Sure enough, we found the point without much more effort. Confused, I kept looking at the map and my compass when it finally hit me. The declination was set WAY off. Like 35 degrees off. I had never set it to anything other than zero, so I never expected it to move. That explains a lot. If I had only been able to use my Tech4o GPS watch with programable waypoints I’d have not gotten lost. Knowing that we had dropped a long way off the pace of the leaders, we knew we could still make a reasonable go at the race, but we’d have to lower our expectations.
We finished off the orienteering without fanfare over 3 hours behind the leaders, and I was mentally exhausted from the stress. I handed the maps to Paul and asked him to navigate the next paddle leg. Daylight had left us, and we were forced to paddle in the dark around several tricky coves that threw us for another loop. We finally made our way to the bikes and hoped that our route choice would move us up in the field. I think it did, but unfortunately I missed another significant turn and we ended up spending another hour looking on the wrong peninsula for a point. By the time I realized the mistake, it was 2 AM, a heavy frost had settled, and we were getting worried about missing cutoffs. I hadn’t looked at the whole route back to the finish line as I thought it was a relatively simple out, do a loop, and head back.

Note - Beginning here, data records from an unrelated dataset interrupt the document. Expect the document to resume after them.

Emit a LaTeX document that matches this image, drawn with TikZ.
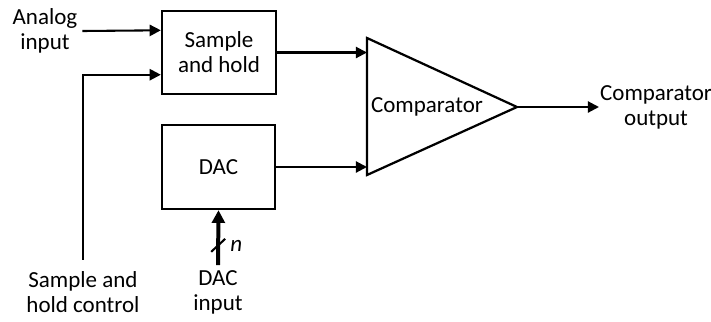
\documentclass[tikz,border=0pt]{standalone}
\usepackage{fontspec}
\setmainfont{Carlito}
\usetikzlibrary{positioning, arrows.meta, calc}
\definecolor{inkblack}{HTML}{000000}

\begin{document}
\begin{tikzpicture}[
    x=0.022cm, y=-0.022cm,
    font=\fontsize{14.4pt}{15.7pt}\selectfont,
    every node/.style={align=center},
    block/.style={
        draw=inkblack, line width=1.4pt, fill=white,
        inner sep=0pt
    },
    arrow/.style={
        -{Triangle[length=7pt, width=7pt]},
        line width=1.3pt, draw=inkblack
    },
    bus/.style={
        -{Triangle[length=8pt, width=8pt]},
        line width=2.5pt, draw=inkblack
    },
    label/.style={inner sep=3pt, text=inkblack}
]

\useasboundingbox (0,0) rectangle (711,321);

\node[block, minimum width=2.51cm, minimum height=1.83cm] (sh)  at (219,52.5) {Sample\\and hold};
\node[block, minimum width=2.49cm, minimum height=1.85cm] (dac) at (218.5,167) {DAC};

\coordinate (ctop) at (367,38);
\coordinate (cbot) at (367,175);
\coordinate (ctip) at (517,107);
\draw[line width=1.4pt, line join=miter] (ctop) -- (ctip) -- (cbot) -- cycle;
\node (comp) at (427,107) {Comparator};

\coordinate (shin1) at ($(sh.north west)!0.24!(sh.south west)$);
\coordinate (shin2) at ($(sh.north west)!0.76!(sh.south west)$);

\node[label] (ain)   at (45,31)  {Analog\\input};
\node[label, inner ysep=7pt] (shc) at (83,292) {Sample and\\hold control};
\node[label] (dacin) at (218,292) {DAC\\input};
\node[label, anchor=west, inner sep=0.5pt] (cout) at (599,107) {Comparator\\output};

\draw[arrow] (ain.east) -- (shin1);
\draw[arrow] (shc.north) |- (shin2);
\draw[arrow] (sh.east) -- (sh.east -| ctop);
\draw[arrow] (dac.east) -- (dac.east -| ctop);
\draw[arrow] (ctip) -- (cout.west);

\draw[bus] (dacin.north) -- (dac.south);
\coordinate (slash) at ($(dacin.north)!0.35!(dac.south)$);
\draw[line width=1.3pt] ($(slash)+(-7,6)$) -- ($(slash)+(7,-7)$);
\node[label] (nbits) at ($(slash)+(18,0)$) {\itshape n};

\end{tikzpicture}
\end{document}
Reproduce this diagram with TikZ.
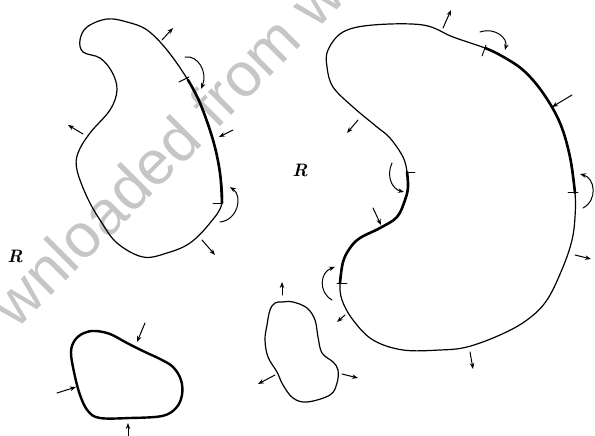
\documentclass[tikz,border=0pt]{standalone}
\usepackage{fontspec}
\usetikzlibrary{arrows.meta}
\newfontfamily\wmfont{Liberation Sans}
\tikzset{
    lab/.style={
        font=\fontsize{18}{20}\selectfont\bfseries\itshape
    }
}

\begin{document}
\begin{tikzpicture}[x=1pt,y=-1pt, line cap=round, line join=round]

\tikzset{
  thin/.style={draw=black, line width=1.2pt},
  thick/.style={draw=black, line width=2.6pt},
  tick/.style={draw=black, line width=0.9pt},
  arr/.style={draw=black, line width=1.0pt, -{Stealth[length=6pt,width=4.5pt]}},
  wmark/.style={font=\wmfont\fontsize{62}{64}\selectfont, text=gray!45},
}

\useasboundingbox (0,0) rectangle (595,436);

% watermark
\begin{scope}
\clip (0,0) rectangle (595,436);
\node[wmark, rotate=45] (wm) at (167,149) {wnloaded from w};
\end{scope}

% region 1 (upper left)
\draw[thin] plot[smooth cycle, tension=0.6] coordinates {
  (107,19) (127,22) (147,30) (167,50) (188,80) (200,103) (213,140) (220,173)
  (222,203) (210,223) (190,243) (167,253) (143,257) (117,243) (100,220)
  (87,197) (77,170) (78,153) (90,133) (110,110) (117,90) (112,72) (100,58)
  (83,52) (80,40) (87,27)};
\draw[thick] plot[smooth, tension=0.6] coordinates {
  (188,80) (200,103) (213,140) (220,173) (222,203)};
\draw[tick] (179,82) -- (189,77);
\draw[tick] (213,203) -- (222,203);

\draw[arr] (162,40) -- (173,28);
\draw[arr] (185,57) .. controls (198,55) and (208,72) .. (201,89);
\draw[arr] (233,130) -- (219,137);
\draw[arr] (83,134) -- (68,125);
\draw[arr] (220,222) .. controls (238,220) and (243,196) .. (230,187);
\draw[arr] (202,240) -- (215,255);

% region 2 (large one, right)
\draw[thin] plot[smooth cycle, tension=0.6] coordinates {
  (343,32) (373,25) (423,25) (453,37) (485,48) (500,55) (523,70) (543,93)
  (560,123) (570,157) (575,193) (575,217) (572,240) (563,267) (547,300)
  (527,320) (500,335) (467,347) (440,350) (403,350) (373,340) (353,320)
  (342,300) (340,283) (343,262) (350,248) (360,238) (380,228) (397,217)
  (405,200) (408,187) (407,172) (403,157) (390,138) (377,127) (353,107)
  (333,87) (327,67) (328,50)};
\draw[thick] plot[smooth, tension=0.6] coordinates {
  (485,48) (500,55) (523,70) (543,93) (560,123) (570,157) (575,193)};
\draw[thick] plot[smooth, tension=0.6] coordinates {
  (407,172) (408,187) (405,200) (397,217) (380,228) (360,238) (350,248)
  (343,262) (340,283)};
\draw[tick] (486,45) -- (482,56);
\draw[tick] (568,192) -- (578,192);
\draw[tick] (407,172) -- (415,172);
\draw[tick] (337,283) -- (347,283);

\draw[arr] (443,28) -- (451,10);
\draw[arr] (480,32) .. controls (495,27) and (508,38) .. (505,50);
\draw[arr] (572,95) -- (552,107);
\draw[arr] (583,208) .. controls (598,200) and (595,178) .. (580,174);
\draw[arr] (575,255) -- (591,259);
\draw[arr] (470,352) -- (473,369);
\draw[arr] (345,315) -- (337,322);
\draw[arr] (332,300) .. controls (318,292) and (320,272) .. (335,267);
\draw[arr] (373,208) -- (381,225);
\draw[arr] (392,163) .. controls (386,176) and (392,189) .. (404,192);
\draw[arr] (358,120) -- (347,133);

% region 3 (small blob)
\draw[thin] plot[smooth cycle, tension=0.6] coordinates {
  (282,302) (293,302) (307,308) (315,320) (318,337) (322,353) (333,362)
  (338,370) (337,383) (330,395) (307,402) (293,398) (283,385) (277,372)
  (268,357) (265,340) (267,325) (270,310) (275,303)};
\draw[arr] (282,295) -- (282,282);
\draw[arr] (275,375) -- (258,384);
\draw[arr] (342,374) -- (358,378);

% region 4 (bottom left, whole boundary thick)
\draw[thick, line width=2.4pt] plot[smooth cycle, tension=0.6] coordinates {
  (95,331) (110,334) (127,343) (145,352) (160,359) (173,367) (181,380)
  (182,395) (176,408) (162,416) (130,418) (100,418) (88,411) (80,395)
  (74,372) (71,352) (75,340) (84,333)};
\draw[arr] (145,323) -- (137,342);
\draw[arr] (57,393) -- (76,387);
\draw[arr] (128,436) -- (128,423);

% labels
\node[lab] (r1) at (300,170) {R};
\node[lab] (r2) at (15,256) {R};

\end{tikzpicture}
\end{document}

Catching the theme here? Usually I’m not that sloppy but I have no idea why I overlooked so many things. When we got to the CP we were looking for, we were told this was the special challenge point, and we had to take an arm full of pool noodles and get a point across the bay. With our sprits already crushed, and not thinking about how to go about the challenge other than the thought that the water was brutally cold we elected to cut short the course and head back to the boats. We didn’t think we’d have enough time to clear it, but leaving time on the clock was better than missing the finish cutoff.
Had we actually thought about the challenge, we could have run around the bay like the other teams and not gotten wet at all. Had we sat down and looked at the map, we would have realized that we could have cleared the course because we didn’t have to take the slow single track back, we could hit some faster roads and trails.
We made it back to the finish line and I was glad to be done, but disappointed that I made so many mistakes. I learned lots of lessons in this race, lets hope that I take those lessons with me and use what I learned to do a better job next year. I question whether we should continue to race at Nationals given our bad luck, but we know we’ll keep trying. We’ve got to have a good run at it one of these years.
Probably the year the team kicks me out and gets a real navigator. :)
The team got lots of video from the race, hopefully we’ll edit that into something interesting and post that for your viewing pleasure.